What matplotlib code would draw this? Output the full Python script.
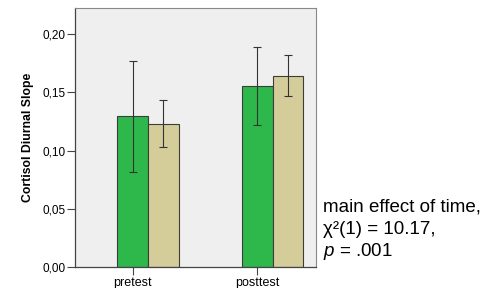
import matplotlib.pyplot as plt
import numpy as np
from matplotlib.ticker import FuncFormatter

plt.rcParams['font.family'] = ['Liberation Sans', 'DejaVu Sans']
plt.rcParams['mathtext.fontset'] = 'custom'
plt.rcParams['mathtext.it'] = 'Liberation Sans:italic'
plt.rcParams['mathtext.rm'] = 'Liberation Sans'

# Data
times = ['pretest', 'posttest']
green_means = [0.1294, 0.1556]
green_low = [0.0813, 0.1219]
green_high = [0.1771, 0.1891]
tan_means = [0.1225, 0.1639]
tan_low = [0.1027, 0.1465]
tan_high = [0.1431, 0.1817]
y_ticks = [0.00, 0.05, 0.10, 0.15, 0.20]

fig = plt.figure(figsize=(5, 2.88), dpi=100)
ax = fig.add_axes([0.15, 0.073, 0.481, 0.899])
ax.set_facecolor('#efefef')

x = np.arange(len(times))
w = 0.247
edge = '#3c3c3c'

green_err = [np.array(green_means) - np.array(green_low), np.array(green_high) - np.array(green_means)]
tan_err = [np.array(tan_means) - np.array(tan_low), np.array(tan_high) - np.array(tan_means)]

ax.bar(x, green_means, w, color='#2eb84b', edgecolor=edge, linewidth=0.8, zorder=2)
ax.bar(x + w, tan_means, w, color='#d4cc99', edgecolor=edge, linewidth=0.8, zorder=2)
ax.errorbar(x, green_means, yerr=green_err, fmt='none', ecolor='#333333', elinewidth=0.8, capsize=2.6, capthick=0.8, zorder=3)
ax.errorbar(x + w, tan_means, yerr=tan_err, fmt='none', ecolor='#333333', elinewidth=0.8, capsize=2.6, capthick=0.8, zorder=3)

ax.set_xlim(-0.463, 1.467)
ax.set_ylim(0, 0.2223)
ax.set_xticks(x)
ax.set_xticklabels(times, fontsize=9)
ax.set_yticks(y_ticks)
ax.yaxis.set_major_formatter(FuncFormatter(lambda v, p: f'{v:.2f}'.replace('.', ',')))
ax.tick_params(axis='y', labelsize=8.5, length=6, width=0.8, pad=1, color='#444444')
ax.tick_params(axis='x', length=6, width=0.8, pad=1.5, color='#444444')
ax.set_ylabel('Cortisol Diurnal Slope', fontsize=8.8, fontweight='bold', labelpad=6)

for s in ['left', 'bottom']:
    ax.spines[s].set_color('#444444')
    ax.spines[s].set_linewidth(0.9)
for s in ['top', 'right']:
    ax.spines[s].set_color('#888888')
    ax.spines[s].set_linewidth(0.8)

fig.text(0.646, 0.265, 'main effect of time,', fontsize=13.5, va='baseline')
fig.text(0.646, 0.189, 'χ²(1) = 10.17,', fontsize=13.5, va='baseline')
fig.text(0.646, 0.112, r'$p$ = .001', fontsize=13.5, va='baseline')

fig.savefig('out.png', dpi=100)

* [Exercise aim]: Leave out any pictures, please, and quote only the lines from the top of the data through the line that contains "y_ticks = [0.00, 0.05, 0.10, 0.15, 0.20]".

* [The response]:
What matplotlib code would draw this? Output the full Python script.
import matplotlib.pyplot as plt
import numpy as np
from matplotlib.ticker import FuncFormatter

plt.rcParams['font.family'] = ['Liberation Sans', 'DejaVu Sans']
plt.rcParams['mathtext.fontset'] = 'custom'
plt.rcParams['mathtext.it'] = 'Liberation Sans:italic'
plt.rcParams['mathtext.rm'] = 'Liberation Sans'

# Data
times = ['pretest', 'posttest']
green_means = [0.1294, 0.1556]
green_low = [0.0813, 0.1219]
green_high = [0.1771, 0.1891]
tan_means = [0.1225, 0.1639]
tan_low = [0.1027, 0.1465]
tan_high = [0.1431, 0.1817]
y_ticks = [0.00, 0.05, 0.10, 0.15, 0.20]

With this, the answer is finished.